### Stored data
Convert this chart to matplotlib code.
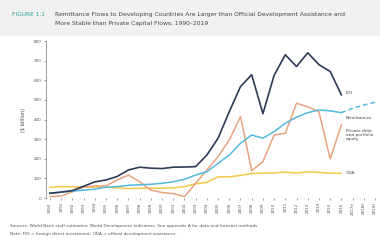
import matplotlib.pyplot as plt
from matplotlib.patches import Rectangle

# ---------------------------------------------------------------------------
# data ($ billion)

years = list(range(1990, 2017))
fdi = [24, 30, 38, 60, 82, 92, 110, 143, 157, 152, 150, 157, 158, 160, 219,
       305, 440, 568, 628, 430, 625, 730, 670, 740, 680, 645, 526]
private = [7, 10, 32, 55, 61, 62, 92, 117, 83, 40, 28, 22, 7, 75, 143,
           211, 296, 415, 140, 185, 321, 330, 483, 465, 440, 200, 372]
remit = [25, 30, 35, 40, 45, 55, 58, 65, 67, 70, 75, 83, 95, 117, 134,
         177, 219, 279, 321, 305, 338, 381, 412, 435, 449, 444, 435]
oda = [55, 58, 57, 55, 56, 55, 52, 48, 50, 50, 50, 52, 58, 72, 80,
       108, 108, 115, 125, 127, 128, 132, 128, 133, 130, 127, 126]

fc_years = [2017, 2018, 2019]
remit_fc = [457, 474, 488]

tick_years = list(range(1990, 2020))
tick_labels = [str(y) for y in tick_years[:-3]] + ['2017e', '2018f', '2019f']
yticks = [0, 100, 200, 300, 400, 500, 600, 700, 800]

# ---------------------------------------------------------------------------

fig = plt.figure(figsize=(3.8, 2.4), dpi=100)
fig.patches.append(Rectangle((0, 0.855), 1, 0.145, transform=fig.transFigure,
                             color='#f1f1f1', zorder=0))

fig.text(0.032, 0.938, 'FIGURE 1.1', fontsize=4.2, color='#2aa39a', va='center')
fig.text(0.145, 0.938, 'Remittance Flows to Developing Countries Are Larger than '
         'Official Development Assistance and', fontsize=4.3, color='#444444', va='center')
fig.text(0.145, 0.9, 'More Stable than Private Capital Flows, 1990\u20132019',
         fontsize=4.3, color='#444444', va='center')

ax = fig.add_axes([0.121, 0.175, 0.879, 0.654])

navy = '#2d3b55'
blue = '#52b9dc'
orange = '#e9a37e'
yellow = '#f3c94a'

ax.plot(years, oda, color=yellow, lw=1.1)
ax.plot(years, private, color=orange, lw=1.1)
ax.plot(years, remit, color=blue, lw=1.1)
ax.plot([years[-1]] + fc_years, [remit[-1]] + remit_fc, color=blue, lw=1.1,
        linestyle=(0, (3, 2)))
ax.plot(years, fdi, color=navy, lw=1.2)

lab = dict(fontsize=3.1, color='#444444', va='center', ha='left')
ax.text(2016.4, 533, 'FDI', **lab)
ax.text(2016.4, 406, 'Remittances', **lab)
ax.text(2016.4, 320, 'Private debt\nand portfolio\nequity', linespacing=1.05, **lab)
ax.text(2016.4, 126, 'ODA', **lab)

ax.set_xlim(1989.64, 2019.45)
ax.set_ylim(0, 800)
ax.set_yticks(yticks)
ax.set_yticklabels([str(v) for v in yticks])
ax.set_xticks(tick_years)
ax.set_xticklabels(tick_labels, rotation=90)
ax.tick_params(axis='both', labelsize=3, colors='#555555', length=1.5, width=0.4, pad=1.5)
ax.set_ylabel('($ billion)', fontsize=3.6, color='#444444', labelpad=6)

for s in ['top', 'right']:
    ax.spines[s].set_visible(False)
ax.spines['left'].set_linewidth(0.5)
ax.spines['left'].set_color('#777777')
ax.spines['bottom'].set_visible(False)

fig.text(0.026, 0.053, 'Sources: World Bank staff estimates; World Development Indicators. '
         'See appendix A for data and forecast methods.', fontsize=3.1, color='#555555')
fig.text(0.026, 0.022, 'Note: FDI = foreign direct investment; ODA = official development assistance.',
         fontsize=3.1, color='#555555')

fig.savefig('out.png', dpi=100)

### Exercise task
Only lines belong in the copy: transcribe those from the start of the data through the line that contains "ax.plot(years, fdi, color=navy, lw=1.2)", and skip the pictures.

### Answer to the problem
Convert this chart to matplotlib code.
import matplotlib.pyplot as plt
from matplotlib.patches import Rectangle

# ---------------------------------------------------------------------------
# data ($ billion)

years = list(range(1990, 2017))
fdi = [24, 30, 38, 60, 82, 92, 110, 143, 157, 152, 150, 157, 158, 160, 219,
       305, 440, 568, 628, 430, 625, 730, 670, 740, 680, 645, 526]
private = [7, 10, 32, 55, 61, 62, 92, 117, 83, 40, 28, 22, 7, 75, 143,
           211, 296, 415, 140, 185, 321, 330, 483, 465, 440, 200, 372]
remit = [25, 30, 35, 40, 45, 55, 58, 65, 67, 70, 75, 83, 95, 117, 134,
         177, 219, 279, 321, 305, 338, 381, 412, 435, 449, 444, 435]
oda = [55, 58, 57, 55, 56, 55, 52, 48, 50, 50, 50, 52, 58, 72, 80,
       108, 108, 115, 125, 127, 128, 132, 128, 133, 130, 127, 126]

fc_years = [2017, 2018, 2019]
remit_fc = [457, 474, 488]

tick_years = list(range(1990, 2020))
tick_labels = [str(y) for y in tick_years[:-3]] + ['2017e', '2018f', '2019f']
yticks = [0, 100, 200, 300, 400, 500, 600, 700, 800]

# ---------------------------------------------------------------------------

fig = plt.figure(figsize=(3.8, 2.4), dpi=100)
fig.patches.append(Rectangle((0, 0.855), 1, 0.145, transform=fig.transFigure,
                             color='#f1f1f1', zorder=0))

fig.text(0.032, 0.938, 'FIGURE 1.1', fontsize=4.2, color='#2aa39a', va='center')
fig.text(0.145, 0.938, 'Remittance Flows to Developing Countries Are Larger than '
         'Official Development Assistance and', fontsize=4.3, color='#444444', va='center')
fig.text(0.145, 0.9, 'More Stable than Private Capital Flows, 1990\u20132019',
         fontsize=4.3, color='#444444', va='center')

ax = fig.add_axes([0.121, 0.175, 0.879, 0.654])

navy = '#2d3b55'
blue = '#52b9dc'
orange = '#e9a37e'
yellow = '#f3c94a'

ax.plot(years, oda, color=yellow, lw=1.1)
ax.plot(years, private, color=orange, lw=1.1)
ax.plot(years, remit, color=blue, lw=1.1)
ax.plot([years[-1]] + fc_years, [remit[-1]] + remit_fc, color=blue, lw=1.1,
        linestyle=(0, (3, 2)))
ax.plot(years, fdi, color=navy, lw=1.2)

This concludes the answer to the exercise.